E questo ragionamento inconcludente ma accalorato che si svolgeva nella mia testa, mi ha portato a considerare il fenomeno applauso nel suo insieme. Nella sua natura dicotomica di medaglia da conquistare, possibilmente meritandolo, e di premio da tributare con gioia come riconoscimento. Ricompensa per chi lo riceve ma anche (e forse soprattutto) responsabilità per chi lo elargisce.
Bisognerebbe educare gli applausi e quindi tutti noi plaudenti ad utilizzarli con cura non deturpando la loro la potenza simbolica e utilizzandoli nelle situazioni che più competono loro. Che sono forse le situazioni della vita e della gioia, appunto.
Perché abusare degli applausi è una pericolosa abitudine: che si tratti di riconoscimento disonesto ma necessario al termine di uno spettacolo, atto giustificato solo dalla buona creanza che pare impedire ormai ogni forma di dissenso e disapprovazione; oppure che si tratti invece di situazioni per le quali questi non sono nati, non potendo competere con l’infinitamente superiore potere curativo del silenzio.
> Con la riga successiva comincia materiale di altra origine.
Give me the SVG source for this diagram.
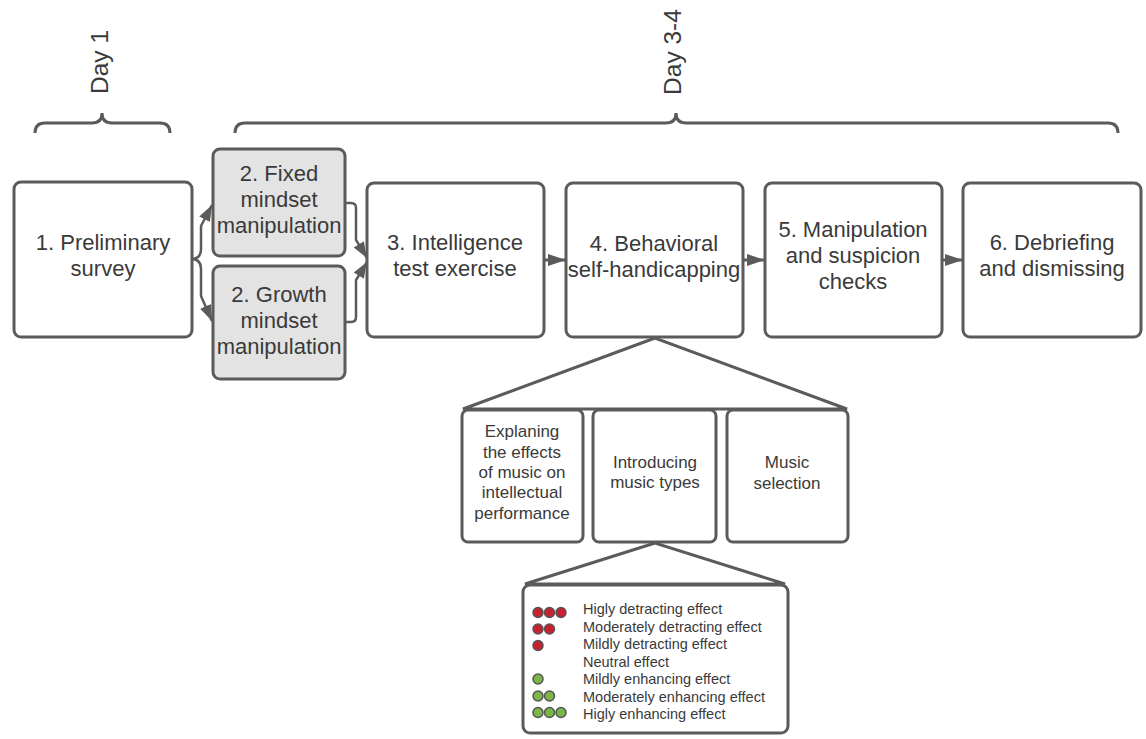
<svg xmlns="http://www.w3.org/2000/svg" width="1146" height="739" viewBox="0 0 1146 739">
<defs>
<style>
.box{fill:#ffffff;stroke:#5b5b5b;stroke-width:3}
.gbox{fill:#e3e3e3;stroke:#5b5b5b;stroke-width:3}
.ln{fill:none;stroke:#5b5b5b;stroke-width:3}
.thin{fill:none;stroke:#5b5b5b;stroke-width:2.5}
.t{font-family:"Liberation Sans",Arial,sans-serif;font-size:22px;fill:#3a3a3a;text-anchor:middle}
.s{font-family:"Liberation Sans",Arial,sans-serif;font-size:17px;fill:#3a3a3a;text-anchor:middle}
.l{font-family:"Liberation Sans",Arial,sans-serif;font-size:14.5px;fill:#3a3a3a}
.day{font-family:"Liberation Sans",Arial,sans-serif;font-size:24.5px;fill:#3a3a3a;text-anchor:middle}
.red{fill:#c8202e;stroke:#555;stroke-width:1.5}
.grn{fill:#7ab648;stroke:#555;stroke-width:1.5}
</style>
<marker id="ah" viewBox="0 0 18 12" refX="18" refY="6" markerWidth="18" markerHeight="12" markerUnits="userSpaceOnUse" orient="auto">
<path d="M0,0 L18,6 L0,12 Z" fill="#5b5b5b"/>
</marker>
<marker id="ahs" viewBox="0 0 16 12" refX="16" refY="6" markerWidth="16" markerHeight="12" markerUnits="userSpaceOnUse" orient="auto">
<path d="M0,0 L16,6 L0,12 Z" fill="#5b5b5b"/>
</marker>
</defs>
<rect width="1146" height="739" fill="#ffffff"/>

<g id="brace-day1">
<path class="ln" d="M35,133 Q35,123 45,123 H92 Q102,123 102,113 Q102,123 112,123 H160 Q170,123 170,133"/>
<text class="day" transform="translate(108,62) rotate(-90)">Day 1</text>
</g>
<g id="brace-day34">
<path class="ln" d="M235,133 Q235,123 245,123 H666 Q676,123 676,113 Q676,123 686,123 H1108 Q1118,123 1118,133"/>
<text class="day" transform="translate(681,52) rotate(-90)">Day 3-4</text>
</g>

<g id="connectors">
<path class="thin" d="M191,259 Q201,259 201,249 V226 L212,205" marker-end="url(#ahs)"/>
<path class="thin" d="M191,259 Q201,259 201,269 V296 L212,321" marker-end="url(#ahs)"/>
<path class="thin" d="M345,203 H351 Q356,203 356,208 V240 L367,258" marker-end="url(#ahs)"/>
<path class="thin" d="M345,322 H351 Q356,322 356,317 V280 L367,262" marker-end="url(#ahs)"/>
<path class="ln" d="M544,260 H566" marker-end="url(#ah)"/>
<path class="ln" d="M743,260 H765" marker-end="url(#ah)"/>
<path class="ln" d="M942,260 H963" marker-end="url(#ah)"/>
<path class="ln" d="M655,338 L463,409 H847 Z"/>
<path class="ln" d="M655,543 L525,584 H785 Z"/>
</g>

<g id="n1">
<rect class="box" x="14" y="182" width="178" height="155" rx="7"/>
<text class="t" x="103" y="250">1. Preliminary</text>
<text class="t" x="103" y="276">survey</text>
</g>
<g id="n2a">
<rect class="gbox" x="213" y="149" width="132" height="107" rx="7"/>
<text class="t" x="279" y="181">2. Fixed</text>
<text class="t" x="279" y="207">mindset</text>
<text class="t" x="279" y="233">manipulation</text>
</g>
<g id="n2b">
<rect class="gbox" x="213" y="266" width="132" height="113" rx="7"/>
<text class="t" x="279" y="302">2. Growth</text>
<text class="t" x="279" y="328">mindset</text>
<text class="t" x="279" y="354">manipulation</text>
</g>
<g id="n3">
<rect class="box" x="367" y="183" width="177" height="154" rx="7"/>
<text class="t" x="455" y="250">3. Intelligence</text>
<text class="t" x="455" y="276">test exercise</text>
</g>
<g id="n4">
<rect class="box" x="566" y="183" width="177" height="154" rx="7"/>
<text class="t" x="654" y="251">4. Behavioral</text>
<text class="t" x="654" y="277">self-handicapping</text>
</g>
<g id="n5">
<rect class="box" x="765" y="183" width="177" height="154" rx="7"/>
<text class="t" x="853" y="237">5. Manipulation</text>
<text class="t" x="853" y="263">and suspicion</text>
<text class="t" x="853" y="289">checks</text>
</g>
<g id="n6">
<rect class="box" x="963" y="183" width="178" height="154" rx="7"/>
<text class="t" x="1052" y="250">6. Debriefing</text>
<text class="t" x="1052" y="276">and dismissing</text>
</g>

<g id="sub1">
<rect class="box" x="462" y="410" width="121" height="132" rx="6"/>
<text class="s" x="522" y="437">Explaning</text>
<text class="s" x="522" y="458">the effects</text>
<text class="s" x="522" y="478">of music on</text>
<text class="s" x="522" y="498">intellectual</text>
<text class="s" x="522" y="519">performance</text>
</g>
<g id="sub2">
<rect class="box" x="593" y="410" width="123" height="132" rx="6"/>
<text class="s" x="655" y="468">Introducing</text>
<text class="s" x="655" y="488">music types</text>
</g>
<g id="sub3">
<rect class="box" x="727" y="410" width="121" height="132" rx="6"/>
<text class="s" x="787" y="468">Music</text>
<text class="s" x="787" y="489">selection</text>
</g>

<g id="legend">
<rect class="box" x="523" y="585" width="265" height="148" rx="7"/>
<circle class="red" cx="538" cy="612.5" r="5"/><circle class="red" cx="549.5" cy="612.5" r="5"/><circle class="red" cx="561" cy="612.5" r="5"/>
<circle class="red" cx="538" cy="629" r="5"/><circle class="red" cx="549.5" cy="629" r="5"/>
<circle class="red" cx="538" cy="645.5" r="5"/>
<circle class="grn" cx="538" cy="679" r="5"/>
<circle class="grn" cx="538" cy="696" r="5"/><circle class="grn" cx="549.5" cy="696" r="5"/>
<circle class="grn" cx="538" cy="712.5" r="5"/><circle class="grn" cx="549.5" cy="712.5" r="5"/><circle class="grn" cx="561" cy="712.5" r="5"/>
<text class="l" x="583" y="614">Higly detracting effect</text>
<text class="l" x="583" y="632">Moderately detracting effect</text>
<text class="l" x="583" y="649">Mildly detracting effect</text>
<text class="l" x="583" y="667">Neutral effect</text>
<text class="l" x="583" y="684">Mildly enhancing effect</text>
<text class="l" x="583" y="702">Moderately enhancing effect</text>
<text class="l" x="583" y="719">Higly enhancing effect</text>
</g>
</svg>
Per non rischiare che questa meravigliosa dimostrazione di affetto e ammirazione antica come l’uomo perda il suo potere di innalzamento allo straordinario e non si inaridisca in rituale per tutte le stagioni. C’è un tempo perfetto per fare silenzio, per dirla con Fossati. Ricordiamoci anche dei momenti perfetti per sbattere le mani.
Non svalutiamo l’applauso donandolo con leggerezza ed eleggendo a capolavoro ogni mediocrità e non utilizziamolo a sproposito laddove non è nato per esserci. Non è molto, ma anche attraverso queste piccole rivoluzioni quotidiane si può lavorare per un miglioramento di questo complesso complesso mondo.